Todo esto apunta hacia un espacio que determina algo fundamental para la vida de cada uno de nosotros: “solamente la fe de la Iglesia salva al hombre”. El concepto que Benedicto XVI tiene de la Esposa de Cristo, y que ha sido brevemente explicado aquí, tiene ese fin, ese objetivo que radica en el sueño que, a lo largo de los siglos, condujo al pueblo elegido por Dios por los desiertos de su vida y luego, tras la constitución de la alianza definitiva hecha por el Creador con el hombre a través de Jesucristo, en la consecución de la salvación eterna.

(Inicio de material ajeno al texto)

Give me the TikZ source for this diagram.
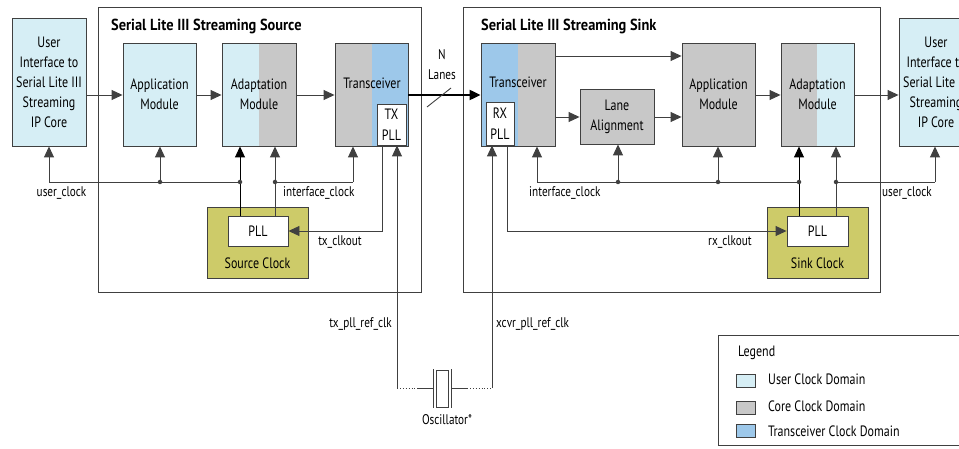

Esa salvación (en sí misma), meta esencial de todo hombre, sólo se puede llevar a cabo dentro del seno de la Iglesia.
Esto, sin embargo, hay que entenderlo correctamente, pues no quiere decir, como quizá se piense, que nadie más pueda salvarse. Por ejemplo, como Bonifacio VIII dice “la ignorancia invencible de la verdadera religión” no implica culpa alguna. Y estas personas también pueden alcanzar la vida eterna, pues esto es voluntad de Dios. Sin embargo, esto no quiere decir, tampoco, que de cualquier forma, apoyados en cualquier religión u opción religiosa, se derive la salvación eterna ya que sólo la fe cristiana tiene “el título de revelada” y es en Jesucristo donde el “Dios callado… se ha hecho palabra, discurso para nosotros” y esto es, al fin y al cabo lo que se busca cuando se pretende respuesta a esa inquisición que tanto puede llegar a preocuparnos: ¿nos salvaremos? o, lo que es lo mismo, ¿viviremos eternamente en el Reino de Dios?
Ante esto, ante el problema de la salvación eterna, habría que tener en cuenta que “donde está Cristo, está también la Iglesia” y esa su Esposa, la que quiere Benedicto XVI, es aquella donde debemos hacer discurrir nuestra vida para ser, así, sustancia del Cuerpo de Cristo, una parte de sí mismo, cor unum et anima una.